Enough to make your hair curl! Moisture-responsive graphene (G) fibers can be prepared by the positioned laser reduction of graphene oxide (GO) counterparts. When exposed to moisture, the asymmetric G/GO fibers display complex, well-controlled motion/deformation in a predetermined manner. These fibers can function not only as a single-fiber walking robot under humidity alternation but also as a new platform for woven devices and smart textiles.

Moisture-activated torsional graphene-fiber motor.

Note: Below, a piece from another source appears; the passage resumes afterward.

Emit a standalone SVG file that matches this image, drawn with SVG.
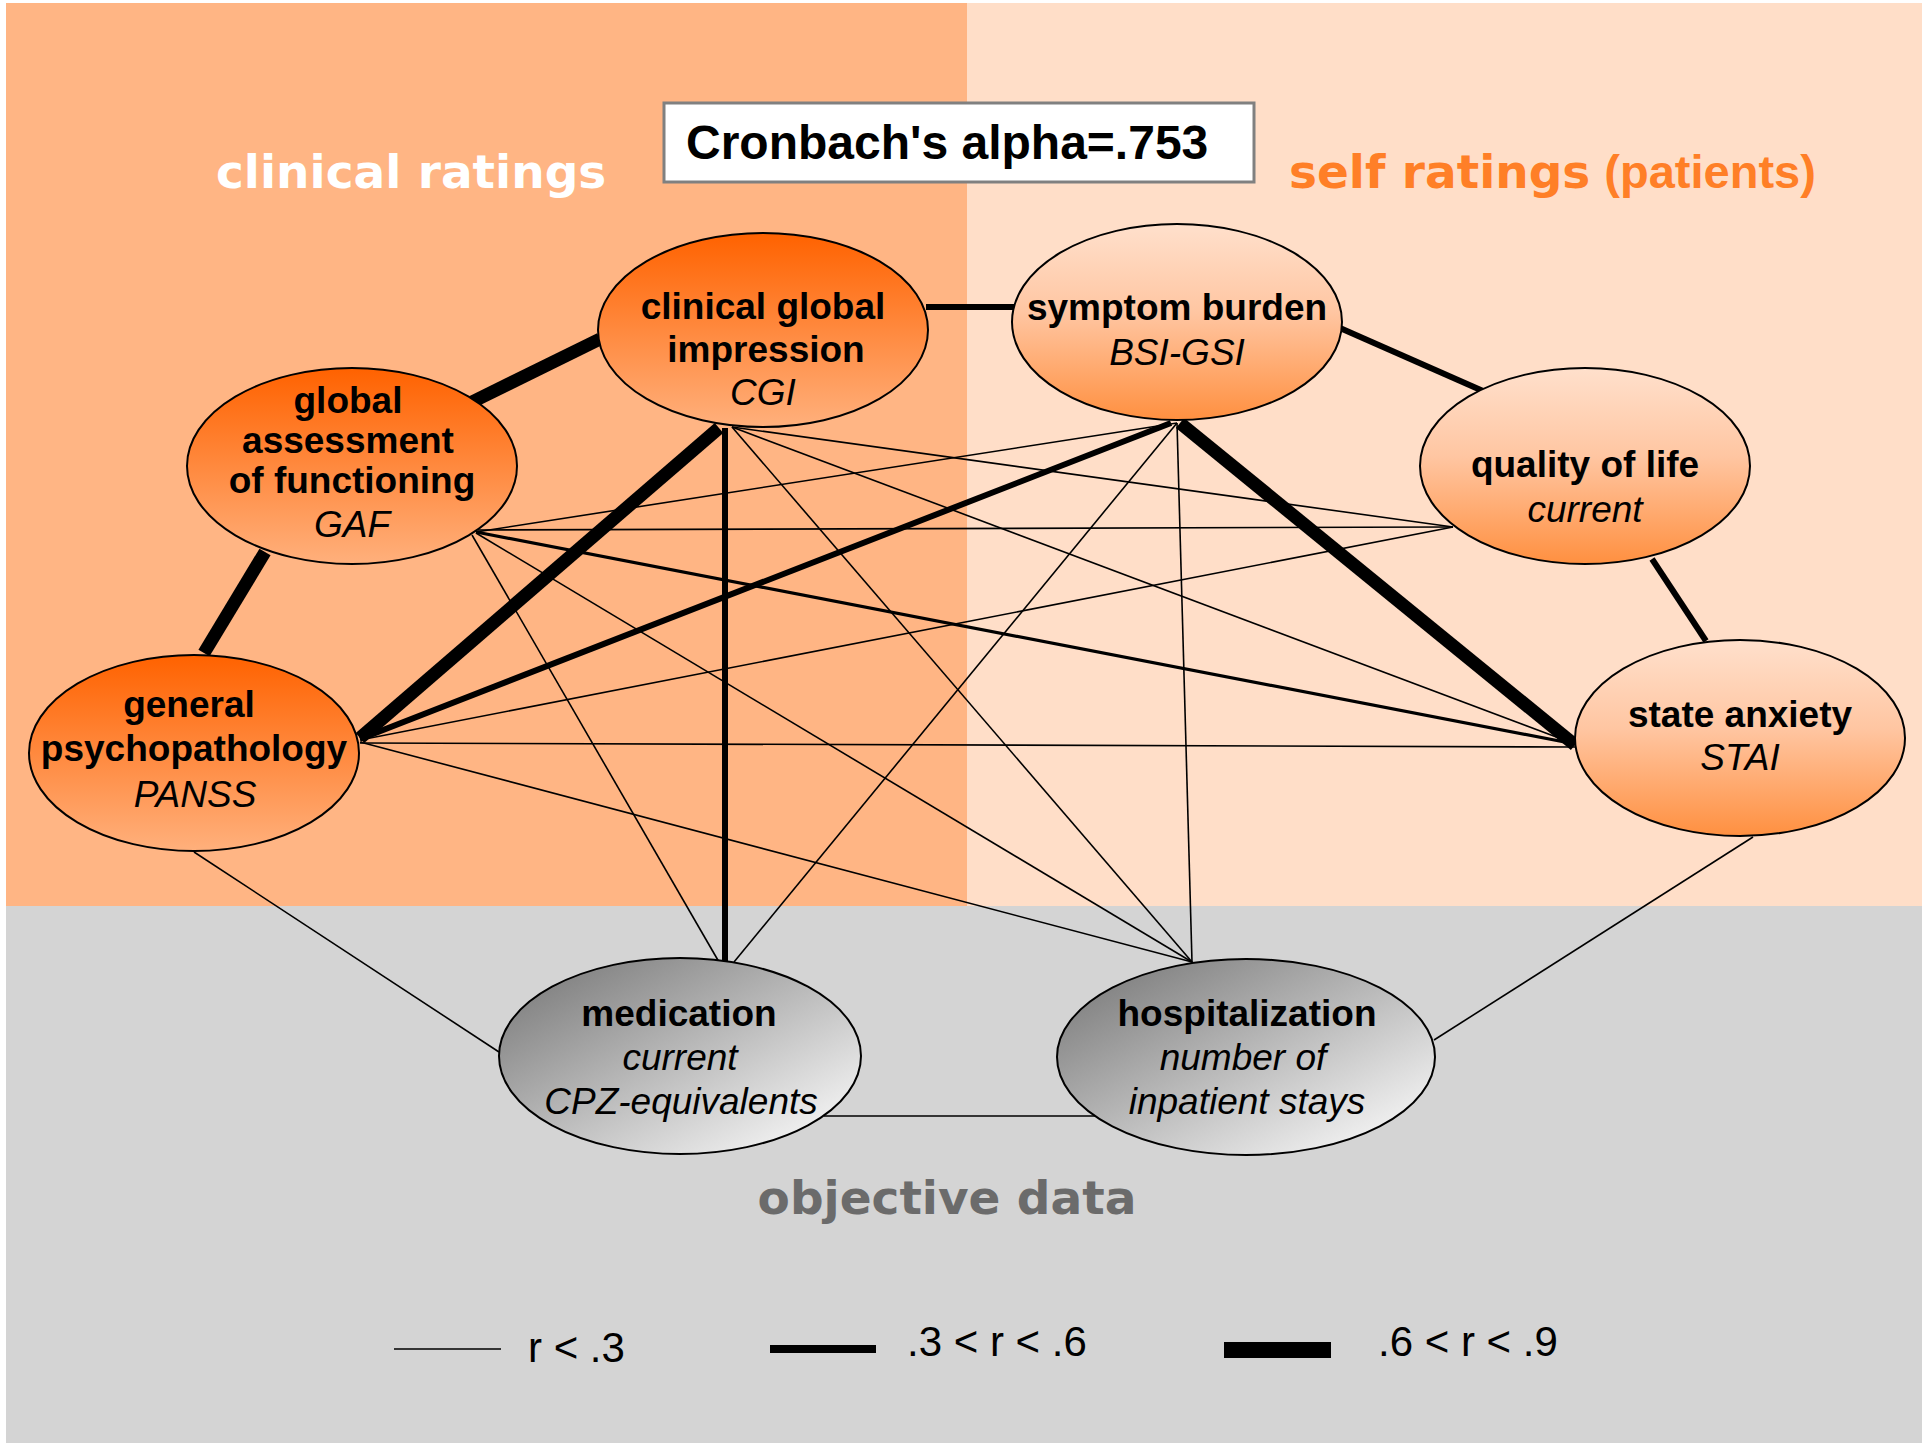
<svg xmlns="http://www.w3.org/2000/svg" width="1922" height="1447" viewBox="0 0 1922 1447">
<defs>
<linearGradient id="gClin" x1="0" y1="0" x2="0" y2="1">
<stop offset="0" stop-color="#FF6200"/>
<stop offset="1" stop-color="#FFB07C"/>
</linearGradient>
<linearGradient id="gSelf" x1="0" y1="0" x2="0" y2="1">
<stop offset="0" stop-color="#FFE0CC"/>
<stop offset="0.45" stop-color="#FFC6A2"/>
<stop offset="1" stop-color="#FF9040"/>
</linearGradient>
<linearGradient id="gGrey" x1="0.1" y1="0.1" x2="0.9" y2="0.9">
<stop offset="0" stop-color="#808080"/>
<stop offset="1" stop-color="#F4F4F4"/>
</linearGradient>
<style>
.node{stroke:#000;stroke-width:2}
.t{font-family:"Liberation Sans",Arial,sans-serif;font-size:37px;fill:#000;text-anchor:middle}
.b{font-weight:bold}
.i{font-style:italic}
.head{font-family:"DejaVu Sans",Verdana,sans-serif;font-weight:bold;font-size:47px}
.thin{stroke:#000;stroke-width:1.6;fill:none}
.med{stroke:#000;stroke-width:6;fill:none}
.mid{stroke:#000;stroke-width:3.2;fill:none}
.thick{stroke:#000;stroke-width:13;fill:none}
.leg{font-family:"Liberation Sans",Arial,sans-serif;font-size:42px;fill:#000}
</style>
</defs>
<rect x="0" y="0" width="1922" height="1447" fill="#FFFFFF"/>
<g id="background">
<rect x="6" y="3" width="961" height="903" fill="#FFB584"/>
<rect x="967" y="3" width="955" height="903" fill="#FFDEC8"/>
<rect x="6" y="906" width="1916" height="537" fill="#D4D4D4"/>
</g>
<g id="titles">
<text class="head" x="216" y="188" fill="#FFFFFF">clinical ratings</text>
<text x="1289" y="188" fill="#FF7F27"><tspan class="head">self ratings</tspan><tspan font-family="Liberation Sans,Arial,sans-serif" font-weight="bold" font-size="47px" dx="14">(patients)</tspan></text>
<text class="head" x="947" y="1214" fill="#6B6B6B" text-anchor="middle" font-size="46.5px">objective data</text>
</g>
<g id="alpha-box">
<rect x="664" y="103" width="590" height="79" fill="#FFFFFF" stroke="#808080" stroke-width="3"/>
<text x="686" y="159" font-family="Liberation Sans,Arial,sans-serif" font-weight="bold" font-size="48px" fill="#000">Cronbach's alpha=.753</text>
</g>
<g id="connectors">
<line class="thick" x1="600" y1="339" x2="472" y2="402"/>
<line class="thick" x1="265" y1="552" x2="204" y2="653"/>
<line class="thick" x1="719" y1="428" x2="360" y2="738"/>
<line class="thick" x1="1180" y1="423" x2="1575" y2="745"/>
<line class="med" x1="926" y1="307" x2="1014" y2="307"/>
<line class="med" x1="1340" y1="328" x2="1483" y2="391"/>
<line class="med" x1="1652" y1="559" x2="1706" y2="641"/>
<line class="med" x1="725" y1="428" x2="725" y2="962"/>
<line class="med" x1="1171" y1="423" x2="360" y2="739"/>
<line class="mid" x1="476" y1="532" x2="1575" y2="744"/>
<line class="thin" x1="732" y1="427" x2="1453" y2="527"/>
<line class="thin" x1="732" y1="427" x2="1575" y2="744"/>
<line class="thin" x1="732" y1="427" x2="1192" y2="962"/>
<line class="thin" x1="1177" y1="423" x2="476" y2="532"/>
<line class="thin" x1="1177" y1="423" x2="734" y2="962"/>
<line class="thin" x1="1177" y1="423" x2="1192" y2="962"/>
<line class="thin" x1="478" y1="530" x2="1453" y2="527"/>
<line class="thin" x1="472" y1="535" x2="719" y2="962"/>
<line class="thin" x1="476" y1="533" x2="1192" y2="962"/>
<line class="thin" x1="360" y1="740" x2="1453" y2="527"/>
<line class="thin" x1="360" y1="743" x2="1575" y2="747"/>
<line class="thin" x1="360" y1="742" x2="1192" y2="962"/>
<line class="thin" x1="194" y1="852" x2="499" y2="1052"/>
<line class="thin" x1="1753" y1="837" x2="1434" y2="1040"/>
<line class="thin" x1="824" y1="1116" x2="1097" y2="1116"/>
</g>
<g id="node-cgi">
<ellipse class="node" cx="763" cy="330" rx="165" ry="97" fill="url(#gClin)"/>
<text class="t b" x="763" y="319">clinical global</text>
<text class="t b" x="766" y="362">impression</text>
<text class="t i" x="763" y="405">CGI</text>
</g>
<g id="node-bsi">
<ellipse class="node" cx="1177" cy="322" rx="165" ry="98" fill="url(#gSelf)"/>
<text class="t b" x="1177" y="320">symptom burden</text>
<text class="t i" x="1177" y="365">BSI-GSI</text>
</g>
<g id="node-gaf">
<ellipse class="node" cx="352" cy="466" rx="165" ry="98" fill="url(#gClin)"/>
<text class="t b" x="348" y="413">global</text>
<text class="t b" x="348" y="453">assessment</text>
<text class="t b" x="352" y="493">of functioning</text>
<text class="t i" x="352" y="537">GAF</text>
</g>
<g id="node-qol">
<ellipse class="node" cx="1585" cy="466" rx="165" ry="98" fill="url(#gSelf)"/>
<text class="t b" x="1585" y="477">quality of life</text>
<text class="t i" x="1585" y="522">current</text>
</g>
<g id="node-panss">
<ellipse class="node" cx="194" cy="753" rx="165" ry="98" fill="url(#gClin)"/>
<text class="t b" x="189" y="717">general</text>
<text class="t b" x="194" y="761">psychopathology</text>
<text class="t i" x="195" y="807">PANSS</text>
</g>
<g id="node-stai">
<ellipse class="node" cx="1740" cy="738" rx="165" ry="98" fill="url(#gSelf)"/>
<text class="t b" x="1740" y="727">state anxiety</text>
<text class="t i" x="1740" y="770">STAI</text>
</g>
<g id="node-medication">
<ellipse class="node" cx="680" cy="1056" rx="181" ry="98" fill="url(#gGrey)"/>
<text class="t b" x="679" y="1026">medication</text>
<text class="t i" x="680" y="1070">current</text>
<text class="t i" x="681" y="1114">CPZ-equivalents</text>
</g>
<g id="node-hospitalization">
<ellipse class="node" cx="1246" cy="1057" rx="189" ry="98" fill="url(#gGrey)"/>
<text class="t b" x="1247" y="1026">hospitalization</text>
<text class="t i" x="1243" y="1070">number of</text>
<text class="t i" x="1247" y="1114">inpatient stays</text>
</g>
<g id="legend">
<line x1="394" y1="1349" x2="501" y2="1349" stroke="#000" stroke-width="1.6"/>
<text class="leg" x="528" y="1362">r &lt; .3</text>
<line x1="770" y1="1349" x2="876" y2="1349" stroke="#000" stroke-width="8"/>
<text class="leg" x="907" y="1356">.3 &lt; r &lt; .6</text>
<line x1="1224" y1="1350" x2="1331" y2="1350" stroke="#000" stroke-width="16"/>
<text class="leg" x="1378" y="1356">.6 &lt; r &lt; .9</text>
</g>
</svg>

A new type of moisture-driven rotational motor is developed using a helical arrangement of graphene sheets along a graphene oxide fiber, which not only presents remarkable performance as a reversible rotary motor with a rotary speed of up to about 5200 revolutions per minute under humidity alternation, but also allows the construction of humidity switches and promising moisture-triggered electric generators.

Graphene-Quantum-Dot Assembled Nanotubes: A New Platform for Efficient Raman Enhancement

Graphene quantum dots (GQDs), single or few-layer graphenes with a size of only several nanometers, are a new type of quantum dots (QDs) with unique properties. The assembly of QDs in a geometrically well-defined fashion opens up opportunities to obtain access to the full potential of assembled QDs by virtue of the collective properties of the ensembles. In the current study, we present the well-organized assembly of zero-dimensional (0D) functional GQDs into 1D nanotube (NT) arrays and demonstrate their remarkable potential as a new metal-free platform for efficient surface-enhanced Raman scattering (SERS) applications. The hierarchically porous 1D nanotube structure of 0D GQDs has been prepared by electrophoresis deposition within a nanoporous AAO template. On the basis of the unique porous nanotube architecture of GQDs, the GQD-NTs could ensure a more efficient charge transfer between the target molecules and the GQDs and thus produce much stronger SERS effect, exceeding that on flat graphene sheets. The unique architecture of 1D nanotubes of 0D GQDs provides a new point of view for designing and fabricating SERS substrates.